> [Required task]:
Copy everything in the listing below word for word, apart from any images.

> [Data extract]:
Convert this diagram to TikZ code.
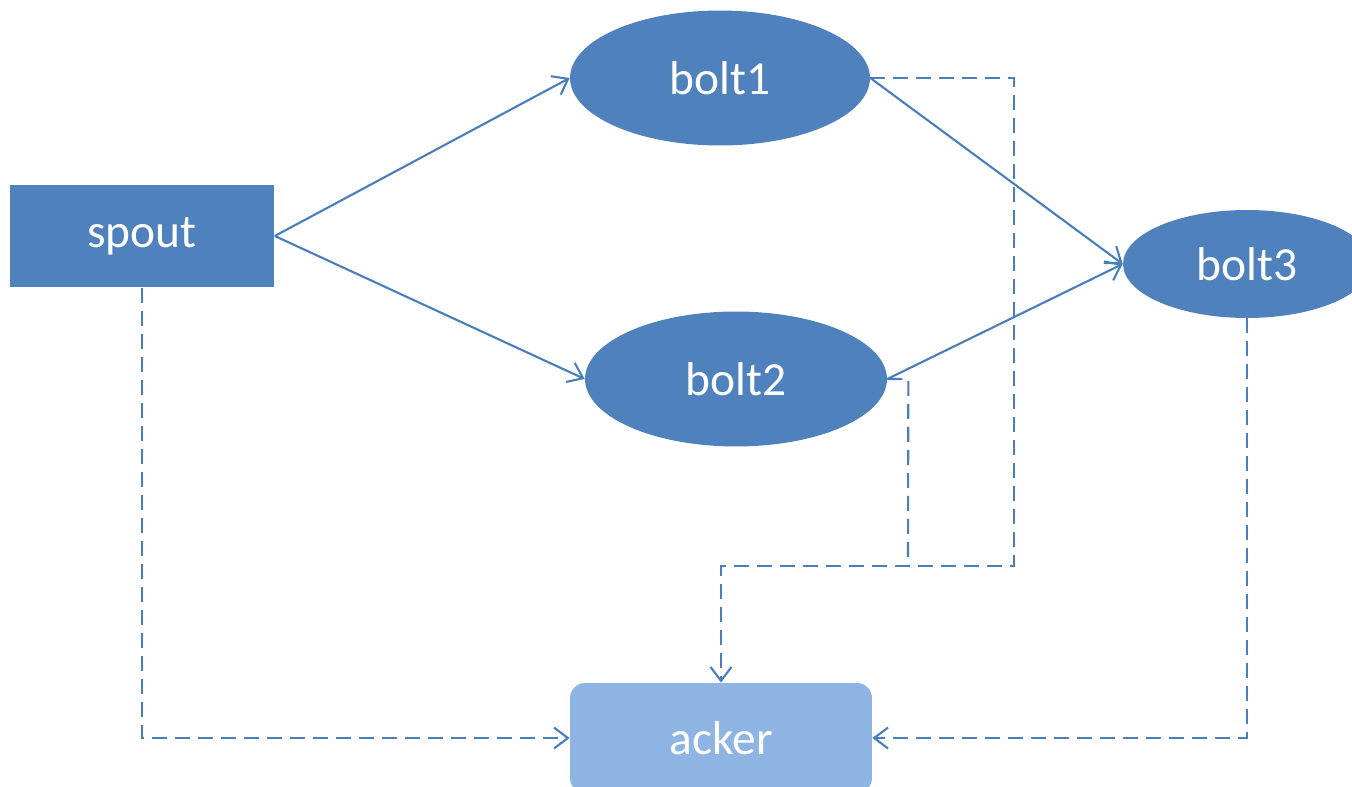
\documentclass[tikz,border=0pt]{standalone}
\usepackage{fontspec}
\setmainfont{Carlito}
\usetikzlibrary{arrows.meta, shapes.geometric}

\begin{document}
\begin{tikzpicture}[x=0.02cm, y=-0.02cm]
    % Define colors
    \definecolor{nodecolor}{RGB}{79, 129, 189}
    \definecolor{ackercolor}{RGB}{142, 180, 227}
    \definecolor{linecolor}{RGB}{74, 126, 187}

    % Styles
    \tikzset{
        box/.style={rectangle, fill=nodecolor, text=white, inner sep=0pt,
            font=\fontsize{27}{32}\selectfont},
        boltnode/.style={ellipse, fill=nodecolor, text=white, inner sep=0pt,
            font=\fontsize{27}{32}\selectfont},
        ackernode/.style={rectangle, rounded corners=0.3cm, fill=ackercolor, text=white,
            inner sep=0pt, font=\fontsize{27}{32}\selectfont},
        flow/.style={linecolor, line width=1.2pt,
            -{Straight Barb[length=0.28cm, width=0.42cm, line width=1.2pt]}},
        ackline/.style={flow, dash pattern=on 0.3cm off 0.16cm},
    }

    % Picture size
    \useasboundingbox (0,0) rectangle (1352,787);
    \clip (0,0) rectangle (1352,787);

    % Nodes
    \node[box, minimum width=5.3cm, minimum height=2.06cm] (spout) at (142,236) {spout};
    \node[boltnode, minimum width=6cm, minimum height=2.7cm] (bolt1) at (720,78) {bolt1};
    \node[boltnode, minimum width=6.04cm, minimum height=2.7cm] (bolt2) at (736,379) {bolt2};
    \node[boltnode, minimum width=4.96cm, minimum height=2.16cm] (bolt3) at (1247,264) {bolt3};
    \node[ackernode, minimum width=6.04cm, minimum height=2.2cm] (acker) at (721,738) {acker};

    % Tuple flow
    \draw[flow] (spout.east) -- (bolt1.west);
    \draw[flow] (spout.east) -- (bolt2.west);
    \draw[flow] (bolt1.east) -- (bolt3.west);
    \draw[flow] (bolt2.east) -- (bolt3.west);

    % Ack flow
    \coordinate (join) at (908,566);
    \draw[ackline] (bolt1.east) -| (1014,566) -| (acker.north);
    \draw[ackline, -] (bolt2.east) -- ++(21,0) -- (join);
    \draw[ackline] (spout.south) |- (acker.west);
    \draw[ackline] (bolt3.south) |- (acker.east);

\end{tikzpicture}
\end{document}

> [Answer for the task]:
Convert this diagram to TikZ code.
\documentclass[tikz,border=0pt]{standalone}
\usepackage{fontspec}
\setmainfont{Carlito}
\usetikzlibrary{arrows.meta, shapes.geometric}

\begin{document}
\begin{tikzpicture}[x=0.02cm, y=-0.02cm]
    % Define colors
    \definecolor{nodecolor}{RGB}{79, 129, 189}
    \definecolor{ackercolor}{RGB}{142, 180, 227}
    \definecolor{linecolor}{RGB}{74, 126, 187}

    % Styles
    \tikzset{
        box/.style={rectangle, fill=nodecolor, text=white, inner sep=0pt,
            font=\fontsize{27}{32}\selectfont},
        boltnode/.style={ellipse, fill=nodecolor, text=white, inner sep=0pt,
            font=\fontsize{27}{32}\selectfont},
        ackernode/.style={rectangle, rounded corners=0.3cm, fill=ackercolor, text=white,
            inner sep=0pt, font=\fontsize{27}{32}\selectfont},
        flow/.style={linecolor, line width=1.2pt,
            -{Straight Barb[length=0.28cm, width=0.42cm, line width=1.2pt]}},
        ackline/.style={flow, dash pattern=on 0.3cm off 0.16cm},
    }

    % Picture size
    \useasboundingbox (0,0) rectangle (1352,787);
    \clip (0,0) rectangle (1352,787);

    % Nodes
    \node[box, minimum width=5.3cm, minimum height=2.06cm] (spout) at (142,236) {spout};
    \node[boltnode, minimum width=6cm, minimum height=2.7cm] (bolt1) at (720,78) {bolt1};
    \node[boltnode, minimum width=6.04cm, minimum height=2.7cm] (bolt2) at (736,379) {bolt2};
    \node[boltnode, minimum width=4.96cm, minimum height=2.16cm] (bolt3) at (1247,264) {bolt3};
    \node[ackernode, minimum width=6.04cm, minimum height=2.2cm] (acker) at (721,738) {acker};

    % Tuple flow
    \draw[flow] (spout.east) -- (bolt1.west);
    \draw[flow] (spout.east) -- (bolt2.west);
    \draw[flow] (bolt1.east) -- (bolt3.west);
    \draw[flow] (bolt2.east) -- (bolt3.west);

    % Ack flow
    \coordinate (join) at (908,566);
    \draw[ackline] (bolt1.east) -| (1014,566) -| (acker.north);
    \draw[ackline, -] (bolt2.east) -- ++(21,0) -- (join);
    \draw[ackline] (spout.south) |- (acker.west);
    \draw[ackline] (bolt3.south) |- (acker.east);

\end{tikzpicture}
\end{document}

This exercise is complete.